The Premium Push Continues
The network changes are also supported by continued product investment.
Air France is still rolling out its new La Première suite and says free high-speed Wi-Fi deployment is continuing across the fleet. For the summer 2026 season, the new La Première product is already available on routes such as New York John F. Kennedy Airport (JFK), Los Angeles International Airport (LAX), Miami International Airport (MIA), Singapore Changi Airport (SIN), and Tokyo Haneda Airport (HND), with further expansion planned to Abidjan Félix Houphouët-Boigny International Airport (ABJ) and San Francisco International Airport (SFO).
That matters because the airline is not just growing capacity. It is continuing to push the network upmarket at the same time.
Transavia France Is Taking A Bigger Role At Orly
While Air France consolidates around CDG, Transavia France is becoming even more important at Paris-Orly Airport (ORY).
The low-cost subsidiary will operate 230 routes to 109 destinations in 33 countries this summer, making it the group’s clear growth platform from Orly. That gives the Air France-KLM group a cleaner division of labor in Paris: Air France focused more heavily on CDG as the premium hub, Transavia increasingly leading point-to-point and leisure flying from ORY.

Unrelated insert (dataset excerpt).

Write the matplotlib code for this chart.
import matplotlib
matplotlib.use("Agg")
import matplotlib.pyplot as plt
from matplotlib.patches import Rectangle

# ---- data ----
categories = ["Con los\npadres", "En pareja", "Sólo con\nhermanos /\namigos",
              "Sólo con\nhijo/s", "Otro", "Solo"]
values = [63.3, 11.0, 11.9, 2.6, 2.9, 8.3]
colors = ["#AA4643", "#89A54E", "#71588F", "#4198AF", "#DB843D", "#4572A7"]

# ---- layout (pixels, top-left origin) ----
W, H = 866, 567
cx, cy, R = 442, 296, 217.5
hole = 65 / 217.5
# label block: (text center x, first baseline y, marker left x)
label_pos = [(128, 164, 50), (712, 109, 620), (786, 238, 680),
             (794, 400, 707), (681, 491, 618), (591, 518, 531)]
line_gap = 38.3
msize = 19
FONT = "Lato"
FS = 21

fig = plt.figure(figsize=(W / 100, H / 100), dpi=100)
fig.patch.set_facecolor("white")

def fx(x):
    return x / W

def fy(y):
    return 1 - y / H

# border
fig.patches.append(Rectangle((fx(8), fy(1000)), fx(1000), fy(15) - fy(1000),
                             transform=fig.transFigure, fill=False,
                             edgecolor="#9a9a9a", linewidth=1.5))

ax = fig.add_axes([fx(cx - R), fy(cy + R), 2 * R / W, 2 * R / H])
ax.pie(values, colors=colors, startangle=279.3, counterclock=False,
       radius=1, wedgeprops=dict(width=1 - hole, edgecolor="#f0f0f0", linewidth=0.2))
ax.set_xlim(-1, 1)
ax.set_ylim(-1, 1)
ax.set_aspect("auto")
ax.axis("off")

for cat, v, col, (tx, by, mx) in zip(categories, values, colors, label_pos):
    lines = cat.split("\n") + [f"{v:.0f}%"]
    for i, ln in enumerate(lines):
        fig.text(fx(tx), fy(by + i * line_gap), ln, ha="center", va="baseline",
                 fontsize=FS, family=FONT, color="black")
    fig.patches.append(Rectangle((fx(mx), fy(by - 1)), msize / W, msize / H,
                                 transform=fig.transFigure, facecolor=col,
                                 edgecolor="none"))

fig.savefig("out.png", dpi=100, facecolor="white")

That separation makes strategic sense. It simplifies the role of each airport and gives the group a more coherent Paris structure overall.
Bottom Line
Air France’s summer 2026 network plan is about much more than adding Las Vegas (LAS) or boosting New York.
The airline is increasing long-haul capacity by 2%, mainly by strengthening the Americas, while shifting resources away from suspended Middle East markets and into high-demand Asian routes. At the same time, it is reshaping the Paris system by concentrating more operations at Charles de Gaulle (CDG), where domestic, overseas, and international connectivity can be tied together more efficiently.
For aviation readers, that is the real takeaway: Air France is not just expanding for summer 2026. It is sharpening the structure of its network.